Continuous, Real-Time Forecast Updates
As pipeline data changes—new deals enter, stages progress, or activity drops—AI-driven forecasts refresh automatically. This allows leaders to respond faster to shifts in pipeline health and market conditions instead of waiting for end-of-month forecast calls.
Early Risk Detection and Intervention
AI can identify deals that are likely to stall, slip, or close below expectations based on historical patterns and behavioral signals. This enables managers to intervene earlier with coaching, pricing guidance, or executive support to protect forecast accuracy.
Where Teams See AI Forecasting in Practice
Many modern revenue platforms embed AI into forecasting workflows, including Salesforce Einstein for predictive insights, HubSpot Forecasting for pipeline-based projections, Gong for signal-driven deal insights, and Clari for revenue forecasting and risk analysis.
Practical Considerations and Limitations
AI forecasting is only as strong as the data behind it. Incomplete CRM records, outdated deal stages, and inconsistent process adoption will limit accuracy. The strongest results come from pairing AI with disciplined sales processes, clear stage definitions, and regular data hygiene.

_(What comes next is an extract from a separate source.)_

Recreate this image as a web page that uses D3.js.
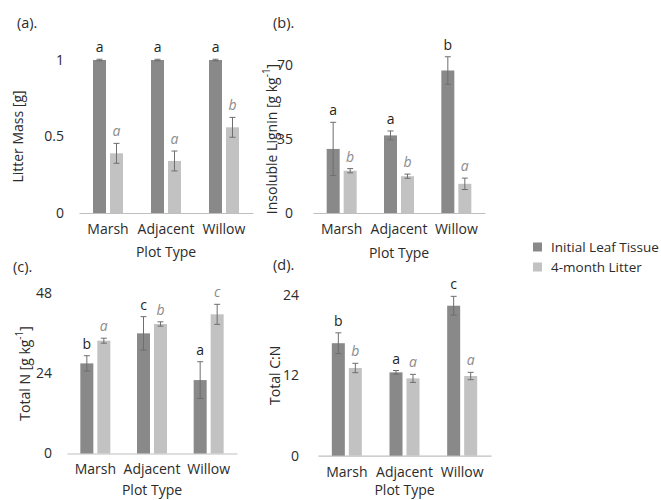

Why AI-Driven Forecasting Matters
AI doesn’t replace forecasting discipline; it strengthens it. With high-quality data and strong processes in place, AI-powered forecasting helps revenue teams produce more reliable forecasts, spot risks earlier, and make smarter, faster revenue decisions.
People Also Ask
What is a good level of forecast accuracy?
According to most sources, an accuracy within 10% to 20% of your day-1 forecast is considered a good level of forecast accuracy. The exact desired accuracy rate will vary depending on the industry and specific sales forecasting needs of the business.
Is a higher or lower MAPE better?
A smaller MAPE value signifies a greater degree of accuracy in the forecast – a 0% MAPE implies that the prediction perfectly matches the actual outcome, whereas a larger MAPE value suggests a less precise prediction.
What is demand forecast accuracy?
Demand forecast accuracy measures how closely a company’s predicted customer demand matches what actually happens. In simple terms, it shows how reliable your demand forecasts are over a given period of time.
High demand forecast accuracy means your business can better align production, inventory, staffing, and revenue planning with real market demand. Low accuracy signals that forecasts are often off target. This leads to problems like overstocking, stockouts, missed revenue, rushed production, or inefficient resource allocation.
Demand forecast accuracy is typically tracked using metrics such as forecast error rates or accuracy percentages, which compare forecasted demand to actual demand over time. Improving this metric helps organizations reduce waste, control costs, and make more confident planning and investment decisions.